**Aim of the task**
Please write out the lines of the data exactly, beginning with the first and ending with the line containing "from matplotlib.ticker import"; leave the pictures behind.

**Charts and diagrams as code**
______

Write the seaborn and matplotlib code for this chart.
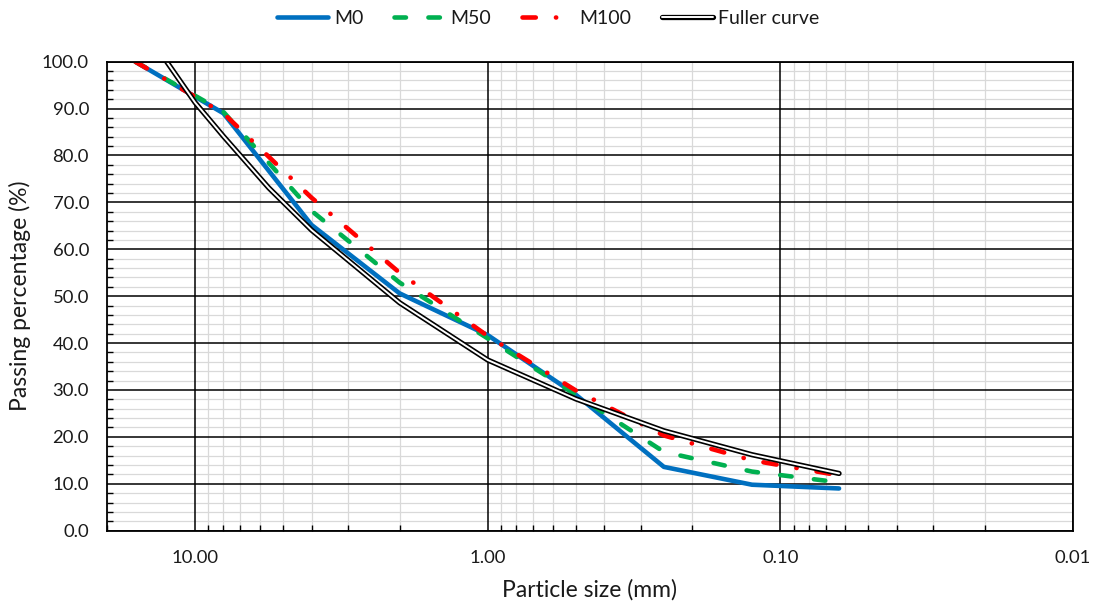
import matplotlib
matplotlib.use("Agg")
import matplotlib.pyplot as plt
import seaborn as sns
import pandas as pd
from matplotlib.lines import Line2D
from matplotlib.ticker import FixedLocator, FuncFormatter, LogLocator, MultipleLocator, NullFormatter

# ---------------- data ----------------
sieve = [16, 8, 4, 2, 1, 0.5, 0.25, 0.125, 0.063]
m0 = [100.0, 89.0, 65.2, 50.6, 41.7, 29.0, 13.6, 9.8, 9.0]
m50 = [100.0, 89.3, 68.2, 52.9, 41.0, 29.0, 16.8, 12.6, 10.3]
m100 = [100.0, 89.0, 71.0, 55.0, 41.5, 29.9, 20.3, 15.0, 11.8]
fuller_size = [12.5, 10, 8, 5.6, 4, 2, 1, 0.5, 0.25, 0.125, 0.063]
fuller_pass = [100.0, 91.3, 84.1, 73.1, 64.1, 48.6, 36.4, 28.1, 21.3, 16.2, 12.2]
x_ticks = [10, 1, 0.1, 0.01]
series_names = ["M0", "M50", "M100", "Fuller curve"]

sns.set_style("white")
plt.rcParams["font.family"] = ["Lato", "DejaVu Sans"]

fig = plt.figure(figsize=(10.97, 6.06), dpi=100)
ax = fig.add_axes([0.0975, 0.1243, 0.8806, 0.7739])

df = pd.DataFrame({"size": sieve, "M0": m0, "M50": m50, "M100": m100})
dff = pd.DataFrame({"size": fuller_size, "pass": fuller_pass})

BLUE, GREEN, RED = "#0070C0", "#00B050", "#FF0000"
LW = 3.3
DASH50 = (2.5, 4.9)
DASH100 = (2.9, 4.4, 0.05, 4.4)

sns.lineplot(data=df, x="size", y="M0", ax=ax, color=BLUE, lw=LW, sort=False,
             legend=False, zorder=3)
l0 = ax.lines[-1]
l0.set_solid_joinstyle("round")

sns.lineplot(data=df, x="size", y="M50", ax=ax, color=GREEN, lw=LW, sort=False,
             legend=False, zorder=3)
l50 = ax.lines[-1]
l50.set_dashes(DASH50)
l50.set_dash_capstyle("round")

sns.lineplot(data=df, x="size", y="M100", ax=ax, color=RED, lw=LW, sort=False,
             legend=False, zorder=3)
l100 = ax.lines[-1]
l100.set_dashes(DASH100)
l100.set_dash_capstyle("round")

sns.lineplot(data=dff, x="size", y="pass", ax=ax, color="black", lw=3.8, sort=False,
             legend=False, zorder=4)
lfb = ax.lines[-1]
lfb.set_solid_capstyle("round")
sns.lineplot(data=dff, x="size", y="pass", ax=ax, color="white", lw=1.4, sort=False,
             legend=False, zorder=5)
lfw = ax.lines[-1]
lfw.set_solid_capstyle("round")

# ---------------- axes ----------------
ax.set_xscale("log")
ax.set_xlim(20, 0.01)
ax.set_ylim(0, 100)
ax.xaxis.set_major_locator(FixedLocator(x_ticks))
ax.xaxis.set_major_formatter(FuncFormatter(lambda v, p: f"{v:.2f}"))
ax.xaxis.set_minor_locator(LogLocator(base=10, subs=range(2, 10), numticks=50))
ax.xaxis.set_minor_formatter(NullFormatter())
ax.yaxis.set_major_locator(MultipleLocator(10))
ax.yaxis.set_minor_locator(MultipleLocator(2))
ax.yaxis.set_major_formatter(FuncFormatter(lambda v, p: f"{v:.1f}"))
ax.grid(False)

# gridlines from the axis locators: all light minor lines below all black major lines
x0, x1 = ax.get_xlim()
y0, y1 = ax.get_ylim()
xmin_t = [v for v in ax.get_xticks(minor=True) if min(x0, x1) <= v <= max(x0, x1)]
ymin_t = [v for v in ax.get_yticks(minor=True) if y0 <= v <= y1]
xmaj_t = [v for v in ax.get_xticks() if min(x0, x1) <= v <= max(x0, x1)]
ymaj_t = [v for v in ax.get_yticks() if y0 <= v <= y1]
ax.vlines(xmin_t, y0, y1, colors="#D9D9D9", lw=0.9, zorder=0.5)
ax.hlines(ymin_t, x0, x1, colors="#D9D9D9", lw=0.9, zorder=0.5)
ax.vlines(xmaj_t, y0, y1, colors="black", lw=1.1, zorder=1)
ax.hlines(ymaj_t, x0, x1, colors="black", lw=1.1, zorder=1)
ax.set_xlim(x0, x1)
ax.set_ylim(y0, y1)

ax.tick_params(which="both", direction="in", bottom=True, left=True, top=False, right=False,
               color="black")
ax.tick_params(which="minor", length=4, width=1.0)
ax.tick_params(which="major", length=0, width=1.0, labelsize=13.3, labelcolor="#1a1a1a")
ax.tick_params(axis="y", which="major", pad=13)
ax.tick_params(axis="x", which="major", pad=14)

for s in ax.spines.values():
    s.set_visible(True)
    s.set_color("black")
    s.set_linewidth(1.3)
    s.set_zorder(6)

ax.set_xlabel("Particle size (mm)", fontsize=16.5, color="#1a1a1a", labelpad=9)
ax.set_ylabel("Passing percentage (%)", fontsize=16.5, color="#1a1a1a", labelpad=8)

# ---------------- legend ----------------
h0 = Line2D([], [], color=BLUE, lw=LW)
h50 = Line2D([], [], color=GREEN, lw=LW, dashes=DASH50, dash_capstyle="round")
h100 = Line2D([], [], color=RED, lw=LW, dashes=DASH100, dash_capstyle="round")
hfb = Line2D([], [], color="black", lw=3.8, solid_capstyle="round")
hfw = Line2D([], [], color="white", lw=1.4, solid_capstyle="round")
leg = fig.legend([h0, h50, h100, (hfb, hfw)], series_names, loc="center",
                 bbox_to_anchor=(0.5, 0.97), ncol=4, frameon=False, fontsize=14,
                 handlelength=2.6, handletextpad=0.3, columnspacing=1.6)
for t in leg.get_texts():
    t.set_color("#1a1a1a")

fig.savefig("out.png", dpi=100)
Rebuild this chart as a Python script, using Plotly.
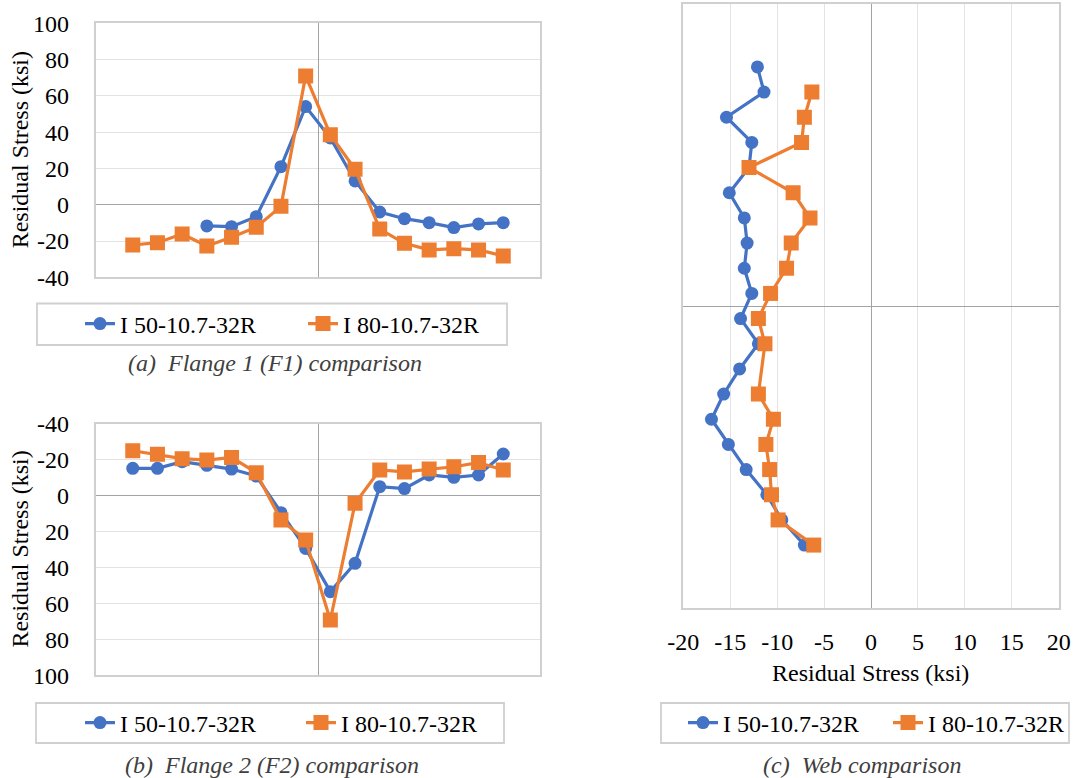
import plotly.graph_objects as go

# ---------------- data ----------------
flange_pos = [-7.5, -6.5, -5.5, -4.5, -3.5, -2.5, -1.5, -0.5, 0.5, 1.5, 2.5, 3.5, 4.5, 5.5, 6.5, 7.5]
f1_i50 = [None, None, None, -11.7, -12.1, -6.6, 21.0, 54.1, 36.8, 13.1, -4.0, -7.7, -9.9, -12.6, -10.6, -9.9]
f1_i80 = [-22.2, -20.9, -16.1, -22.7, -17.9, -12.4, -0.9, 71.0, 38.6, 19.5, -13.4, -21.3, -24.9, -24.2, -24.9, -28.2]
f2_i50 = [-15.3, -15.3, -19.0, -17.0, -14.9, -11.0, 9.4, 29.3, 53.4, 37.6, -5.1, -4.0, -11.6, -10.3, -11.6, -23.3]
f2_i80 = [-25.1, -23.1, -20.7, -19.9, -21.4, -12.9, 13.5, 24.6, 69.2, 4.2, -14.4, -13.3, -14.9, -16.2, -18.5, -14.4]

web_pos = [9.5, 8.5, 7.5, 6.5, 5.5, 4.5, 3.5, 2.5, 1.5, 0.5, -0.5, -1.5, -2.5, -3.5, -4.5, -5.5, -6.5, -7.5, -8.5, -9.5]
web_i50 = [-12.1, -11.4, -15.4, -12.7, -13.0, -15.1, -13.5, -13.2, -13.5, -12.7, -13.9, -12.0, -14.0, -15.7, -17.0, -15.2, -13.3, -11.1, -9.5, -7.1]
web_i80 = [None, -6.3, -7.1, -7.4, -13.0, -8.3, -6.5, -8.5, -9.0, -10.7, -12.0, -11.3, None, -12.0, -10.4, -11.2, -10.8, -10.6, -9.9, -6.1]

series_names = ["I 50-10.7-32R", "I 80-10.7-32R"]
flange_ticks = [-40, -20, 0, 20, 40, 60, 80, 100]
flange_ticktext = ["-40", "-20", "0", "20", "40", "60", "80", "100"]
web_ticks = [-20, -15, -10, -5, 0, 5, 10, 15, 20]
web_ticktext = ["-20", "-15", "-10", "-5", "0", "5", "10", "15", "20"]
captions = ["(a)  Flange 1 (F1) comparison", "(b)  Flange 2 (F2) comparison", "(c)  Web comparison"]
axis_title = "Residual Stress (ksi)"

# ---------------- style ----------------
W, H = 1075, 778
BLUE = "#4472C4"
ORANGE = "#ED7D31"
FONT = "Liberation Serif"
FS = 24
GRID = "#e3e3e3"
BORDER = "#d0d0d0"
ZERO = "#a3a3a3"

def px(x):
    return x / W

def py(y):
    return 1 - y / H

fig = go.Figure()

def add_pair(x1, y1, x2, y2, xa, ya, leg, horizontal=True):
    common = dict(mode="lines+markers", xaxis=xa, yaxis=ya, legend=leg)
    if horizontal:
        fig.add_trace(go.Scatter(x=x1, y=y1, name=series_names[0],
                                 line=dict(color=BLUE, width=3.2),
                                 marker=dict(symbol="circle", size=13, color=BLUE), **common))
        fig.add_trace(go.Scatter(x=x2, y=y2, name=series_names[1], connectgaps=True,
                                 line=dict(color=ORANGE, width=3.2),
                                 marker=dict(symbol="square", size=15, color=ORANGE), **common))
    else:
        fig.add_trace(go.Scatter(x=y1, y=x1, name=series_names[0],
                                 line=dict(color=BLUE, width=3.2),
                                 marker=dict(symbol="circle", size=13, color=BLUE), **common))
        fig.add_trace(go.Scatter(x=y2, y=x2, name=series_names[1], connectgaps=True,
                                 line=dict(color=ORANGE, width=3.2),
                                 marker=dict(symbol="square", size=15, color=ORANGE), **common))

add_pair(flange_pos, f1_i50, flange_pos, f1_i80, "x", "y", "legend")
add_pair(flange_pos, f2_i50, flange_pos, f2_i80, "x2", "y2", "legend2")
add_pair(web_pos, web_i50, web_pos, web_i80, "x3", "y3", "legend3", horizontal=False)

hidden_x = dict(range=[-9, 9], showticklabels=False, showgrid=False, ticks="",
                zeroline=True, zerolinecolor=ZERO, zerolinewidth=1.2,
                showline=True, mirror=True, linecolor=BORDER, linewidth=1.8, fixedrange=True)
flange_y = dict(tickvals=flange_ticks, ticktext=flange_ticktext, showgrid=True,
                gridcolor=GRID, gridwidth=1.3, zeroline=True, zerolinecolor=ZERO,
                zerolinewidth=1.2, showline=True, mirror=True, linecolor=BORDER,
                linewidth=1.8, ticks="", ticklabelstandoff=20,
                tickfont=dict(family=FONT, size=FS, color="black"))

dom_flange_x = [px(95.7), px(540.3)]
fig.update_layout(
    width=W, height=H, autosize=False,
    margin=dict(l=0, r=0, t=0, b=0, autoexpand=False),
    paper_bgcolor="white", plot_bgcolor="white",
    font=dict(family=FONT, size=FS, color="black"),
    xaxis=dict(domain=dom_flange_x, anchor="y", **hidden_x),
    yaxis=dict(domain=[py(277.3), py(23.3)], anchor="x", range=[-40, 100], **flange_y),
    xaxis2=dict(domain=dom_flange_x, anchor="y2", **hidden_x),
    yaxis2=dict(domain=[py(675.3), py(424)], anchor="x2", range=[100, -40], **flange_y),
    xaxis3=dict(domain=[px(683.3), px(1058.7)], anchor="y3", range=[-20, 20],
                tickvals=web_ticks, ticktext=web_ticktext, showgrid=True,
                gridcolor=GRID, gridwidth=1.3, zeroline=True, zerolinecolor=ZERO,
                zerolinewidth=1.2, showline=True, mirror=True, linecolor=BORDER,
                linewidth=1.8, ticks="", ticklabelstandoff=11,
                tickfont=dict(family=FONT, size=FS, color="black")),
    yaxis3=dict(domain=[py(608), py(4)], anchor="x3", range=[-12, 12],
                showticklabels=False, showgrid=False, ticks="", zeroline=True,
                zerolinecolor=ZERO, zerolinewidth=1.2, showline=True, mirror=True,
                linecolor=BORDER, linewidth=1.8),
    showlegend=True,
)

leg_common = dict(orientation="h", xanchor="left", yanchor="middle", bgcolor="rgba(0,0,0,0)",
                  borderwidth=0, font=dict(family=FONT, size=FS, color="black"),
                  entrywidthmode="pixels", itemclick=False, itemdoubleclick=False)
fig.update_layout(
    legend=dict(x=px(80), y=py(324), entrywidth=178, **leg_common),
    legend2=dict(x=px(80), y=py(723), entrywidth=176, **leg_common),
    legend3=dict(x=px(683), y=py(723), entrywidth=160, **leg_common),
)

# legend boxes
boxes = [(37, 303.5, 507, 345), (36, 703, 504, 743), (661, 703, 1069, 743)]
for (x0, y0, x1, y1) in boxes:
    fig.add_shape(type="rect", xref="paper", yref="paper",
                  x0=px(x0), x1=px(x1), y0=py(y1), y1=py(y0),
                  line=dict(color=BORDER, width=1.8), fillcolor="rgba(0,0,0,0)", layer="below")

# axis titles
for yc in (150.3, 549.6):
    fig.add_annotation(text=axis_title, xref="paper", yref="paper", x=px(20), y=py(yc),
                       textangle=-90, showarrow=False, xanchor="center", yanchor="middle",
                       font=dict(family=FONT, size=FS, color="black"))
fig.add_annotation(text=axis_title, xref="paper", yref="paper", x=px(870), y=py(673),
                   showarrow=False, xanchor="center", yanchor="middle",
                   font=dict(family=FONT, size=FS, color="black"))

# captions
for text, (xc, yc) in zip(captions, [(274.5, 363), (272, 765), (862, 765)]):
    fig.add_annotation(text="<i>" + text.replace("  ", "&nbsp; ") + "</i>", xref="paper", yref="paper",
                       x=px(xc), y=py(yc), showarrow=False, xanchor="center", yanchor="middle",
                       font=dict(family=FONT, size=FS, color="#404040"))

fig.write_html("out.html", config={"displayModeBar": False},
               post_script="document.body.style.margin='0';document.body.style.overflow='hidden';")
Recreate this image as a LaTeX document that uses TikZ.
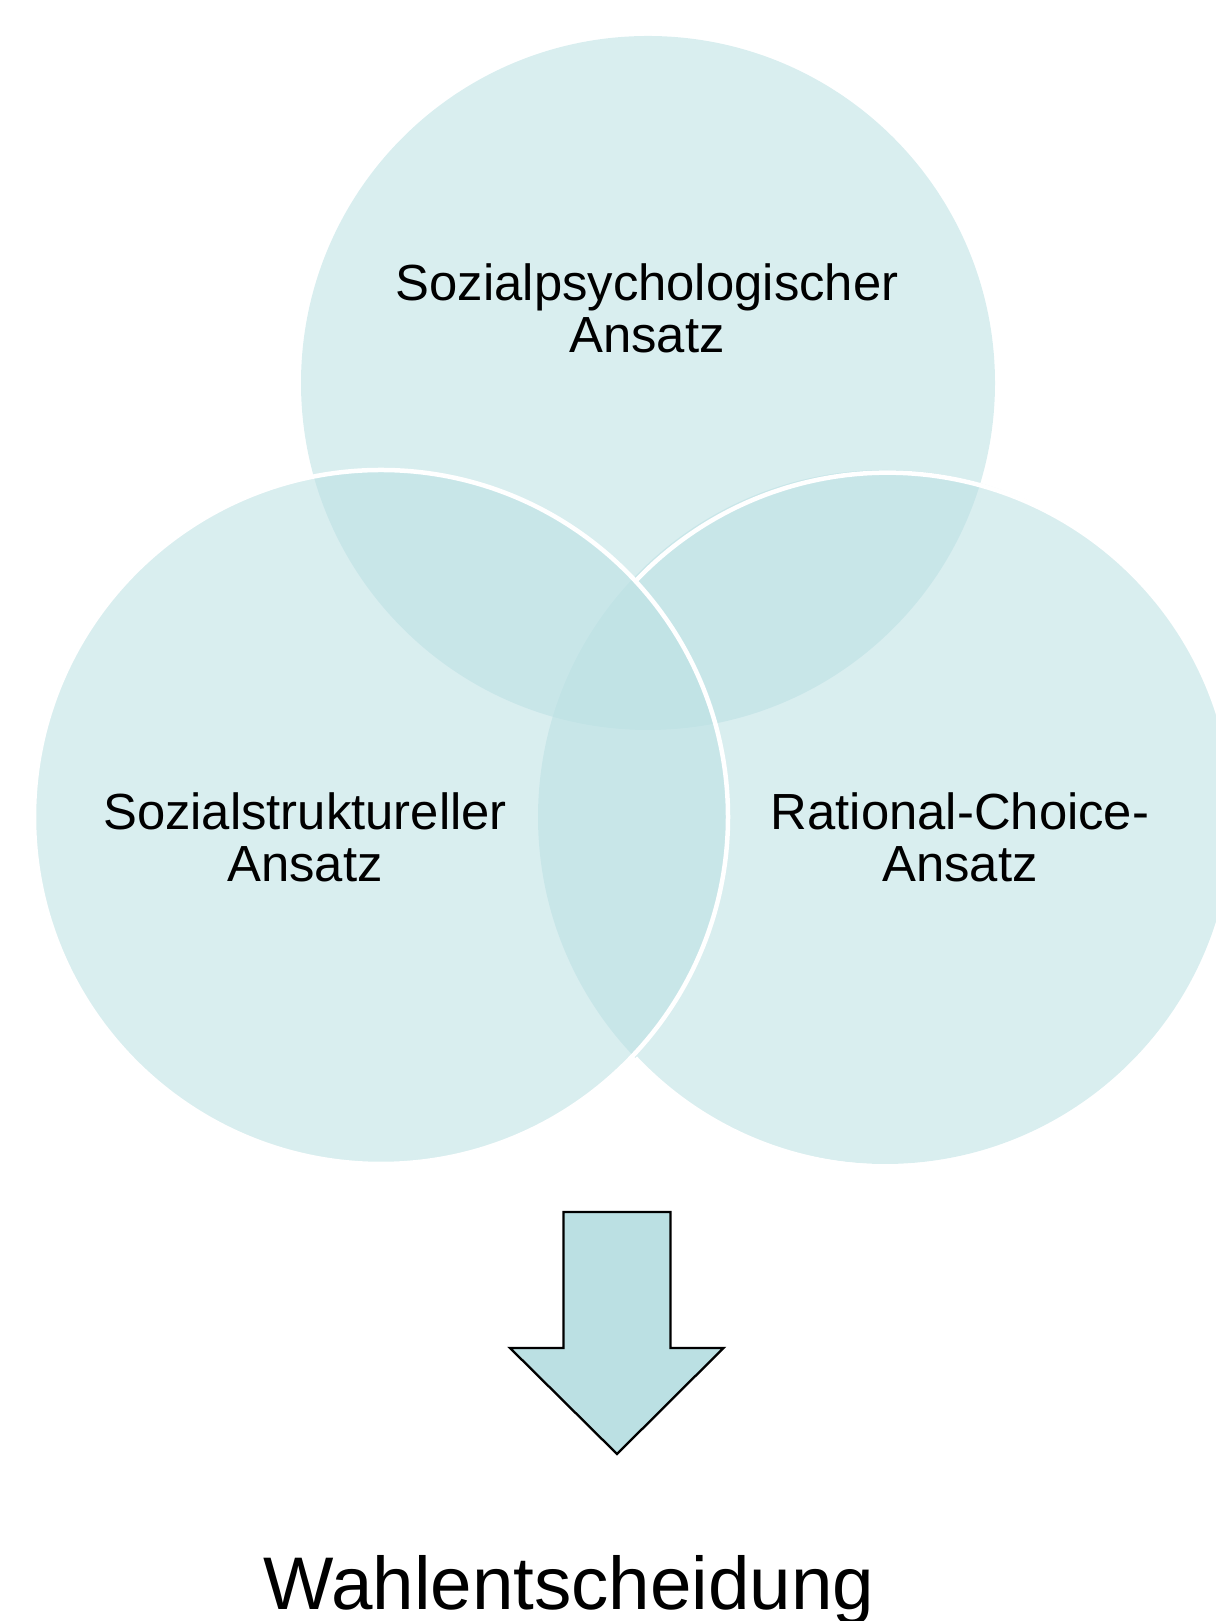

______

**Written response**
Write the seaborn and matplotlib code for this chart.
import matplotlib
matplotlib.use("Agg")
import matplotlib.pyplot as plt
import seaborn as sns
import pandas as pd
from matplotlib.lines import Line2D
from matplotlib.ticker import FixedLocator, FuncFormatter, LogLocator, MultipleLocator, NullFormatter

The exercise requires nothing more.